**EXERCISE GOAL:**
The listing below must be repeated word for word, with its images excluded.

**COLLECTED MATERIAL:**
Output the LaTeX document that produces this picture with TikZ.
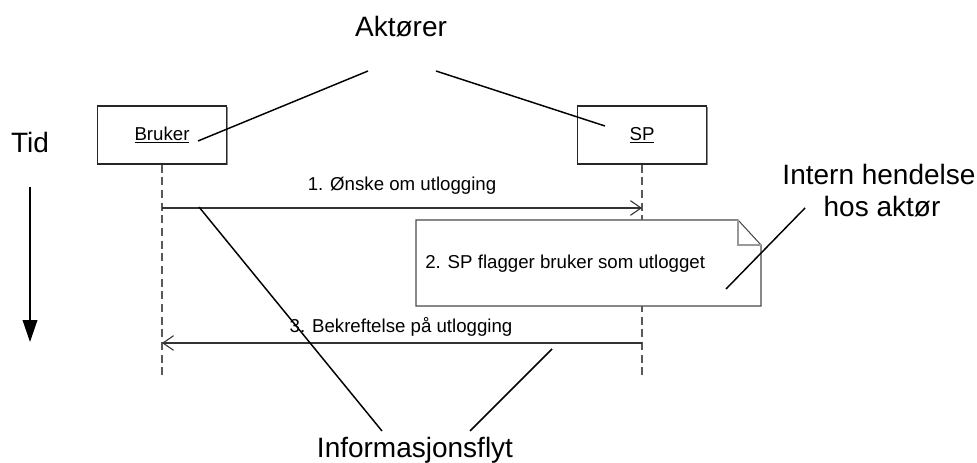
\documentclass[tikz,border=0pt]{standalone}
\usepackage{fontspec}
\setmainfont{Liberation Sans}
\usetikzlibrary{arrows.meta,shadows,calc}
\begin{document}
\begin{tikzpicture}[x=0.75pt,y=-0.75pt,
  big/.style={font=\fontsize{21}{25}\selectfont, inner sep=0pt, anchor=base},
  small/.style={font=\fontsize{14}{17}\selectfont, inner sep=0pt, anchor=base},
  actor/.style={draw=black!85, line width=0.8pt, fill=white,
    minimum width=96.75pt, minimum height=43.5pt, inner sep=0pt,
    font=\fontsize{14}{17}\selectfont,
    drop shadow={shadow xshift=0.9pt, shadow yshift=-0.9pt, fill=black!45, opacity=1}},
  lifeline/.style={draw=black!65, line width=0.9pt, dash pattern=on 6pt off 3.5pt},
  msg/.style={draw=black!80, line width=0.8pt,
    -{Straight Barb[length=8pt,width=11pt,line width=0.8pt]}},
  pointer/.style={draw=black, line width=1.1pt},
]
\useasboundingbox (0,0) rectangle (977,463);
\fill[white] (0,0) rectangle (977,463);

% actors
\node[actor] (bruker) at (162,135) {\underline{Bruker}};
\node[actor] (sp) at (642,135) {\underline{SP}};

% lifelines
\coordinate (bend) at (162,377);
\coordinate (spend) at (642,377);
\draw[lifeline] (bruker.south) -- (bend);
\draw[lifeline] (sp.south) -- (spend);

% internal event note with folded corner
\coordinate (nNW) at (416,220);
\coordinate (nSE) at (761,306);
\coordinate (fA) at (738,220);
\coordinate (fB) at (761,245);
\begin{scope}[shift={(1.3,1.3)}]
  \fill[black!45] (nNW) -- (fA) -- (fB) -- (nSE) -- (nNW |- nSE) -- cycle;
\end{scope}
\filldraw[fill=white, draw=black!70, line width=0.8pt]
  (nNW) -- (fA) -- (fB) -- (nSE) -- (nNW |- nSE) -- cycle;
\draw[black!40, line width=0.8pt] (fA) -- (fA |- fB) -- (fB);
\node[small, anchor=base west] (notetext) at (425,268) {2. SP flagger bruker som utlogget};

% messages
\coordinate (m1s) at (162,208);
\coordinate (m1e) at (642,208);
\draw[msg] (m1s) -- (m1e);
\node[small] (m1) at (402,191) {1. Ønske om utlogging};

\coordinate (m3s) at (642,343);
\coordinate (m3e) at (162,343);
\draw[msg] (m3s) -- (m3e);
\node[small] (m3) at (401,332) {3. Bekreftelse på utlogging};

% time axis
\node[big] (tid) at (30,153) {Tid};
\coordinate (t0) at (30,187);
\coordinate (t1) at (30,342);
\draw[line width=1.1pt, -{Triangle[length=16.5pt,width=11pt]}] (t0) -- (t1);

% labels with pointers
\node[big] (akt) at (401,37) {Aktører};
\coordinate (aktL) at (368,71);
\coordinate (aktR) at (436,71);
\coordinate (toBruker) at (198,141);
\coordinate (toSP) at (605,126);
\draw[pointer] (aktL) -- (toBruker);
\draw[pointer] (aktR) -- (toSP);

\node[big] (intern1) at (879,185) {Intern hendelse};
\node[big] (intern2) at (882,217) {hos aktør};
\coordinate (intFrom) at (805,208);
\coordinate (intTo) at (726,289);
\draw[pointer] (intFrom) -- (intTo);

\node[big] (info) at (415,457) {Informasjonsflyt};
\coordinate (infoL) at (382,431);
\coordinate (infoR) at (470,431);
\coordinate (onM1) at (199,207);
\coordinate (onM3) at (552,349);
\draw[pointer] (onM1) -- (infoL);
\draw[pointer] (onM3) -- (infoR);
\end{tikzpicture}
\end{document}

**THE RESULT:**
Output the LaTeX document that produces this picture with TikZ.
\documentclass[tikz,border=0pt]{standalone}
\usepackage{fontspec}
\setmainfont{Liberation Sans}
\usetikzlibrary{arrows.meta,shadows,calc}
\begin{document}
\begin{tikzpicture}[x=0.75pt,y=-0.75pt,
  big/.style={font=\fontsize{21}{25}\selectfont, inner sep=0pt, anchor=base},
  small/.style={font=\fontsize{14}{17}\selectfont, inner sep=0pt, anchor=base},
  actor/.style={draw=black!85, line width=0.8pt, fill=white,
    minimum width=96.75pt, minimum height=43.5pt, inner sep=0pt,
    font=\fontsize{14}{17}\selectfont,
    drop shadow={shadow xshift=0.9pt, shadow yshift=-0.9pt, fill=black!45, opacity=1}},
  lifeline/.style={draw=black!65, line width=0.9pt, dash pattern=on 6pt off 3.5pt},
  msg/.style={draw=black!80, line width=0.8pt,
    -{Straight Barb[length=8pt,width=11pt,line width=0.8pt]}},
  pointer/.style={draw=black, line width=1.1pt},
]
\useasboundingbox (0,0) rectangle (977,463);
\fill[white] (0,0) rectangle (977,463);

% actors
\node[actor] (bruker) at (162,135) {\underline{Bruker}};
\node[actor] (sp) at (642,135) {\underline{SP}};

% lifelines
\coordinate (bend) at (162,377);
\coordinate (spend) at (642,377);
\draw[lifeline] (bruker.south) -- (bend);
\draw[lifeline] (sp.south) -- (spend);

% internal event note with folded corner
\coordinate (nNW) at (416,220);
\coordinate (nSE) at (761,306);
\coordinate (fA) at (738,220);
\coordinate (fB) at (761,245);
\begin{scope}[shift={(1.3,1.3)}]
  \fill[black!45] (nNW) -- (fA) -- (fB) -- (nSE) -- (nNW |- nSE) -- cycle;
\end{scope}
\filldraw[fill=white, draw=black!70, line width=0.8pt]
  (nNW) -- (fA) -- (fB) -- (nSE) -- (nNW |- nSE) -- cycle;
\draw[black!40, line width=0.8pt] (fA) -- (fA |- fB) -- (fB);
\node[small, anchor=base west] (notetext) at (425,268) {2. SP flagger bruker som utlogget};

% messages
\coordinate (m1s) at (162,208);
\coordinate (m1e) at (642,208);
\draw[msg] (m1s) -- (m1e);
\node[small] (m1) at (402,191) {1. Ønske om utlogging};

\coordinate (m3s) at (642,343);
\coordinate (m3e) at (162,343);
\draw[msg] (m3s) -- (m3e);
\node[small] (m3) at (401,332) {3. Bekreftelse på utlogging};

% time axis
\node[big] (tid) at (30,153) {Tid};
\coordinate (t0) at (30,187);
\coordinate (t1) at (30,342);
\draw[line width=1.1pt, -{Triangle[length=16.5pt,width=11pt]}] (t0) -- (t1);

% labels with pointers
\node[big] (akt) at (401,37) {Aktører};
\coordinate (aktL) at (368,71);
\coordinate (aktR) at (436,71);
\coordinate (toBruker) at (198,141);
\coordinate (toSP) at (605,126);
\draw[pointer] (aktL) -- (toBruker);
\draw[pointer] (aktR) -- (toSP);

\node[big] (intern1) at (879,185) {Intern hendelse};
\node[big] (intern2) at (882,217) {hos aktør};
\coordinate (intFrom) at (805,208);
\coordinate (intTo) at (726,289);
\draw[pointer] (intFrom) -- (intTo);

\node[big] (info) at (415,457) {Informasjonsflyt};
\coordinate (infoL) at (382,431);
\coordinate (infoR) at (470,431);
\coordinate (onM1) at (199,207);
\coordinate (onM3) at (552,349);
\draw[pointer] (onM1) -- (infoL);
\draw[pointer] (onM3) -- (infoR);
\end{tikzpicture}
\end{document}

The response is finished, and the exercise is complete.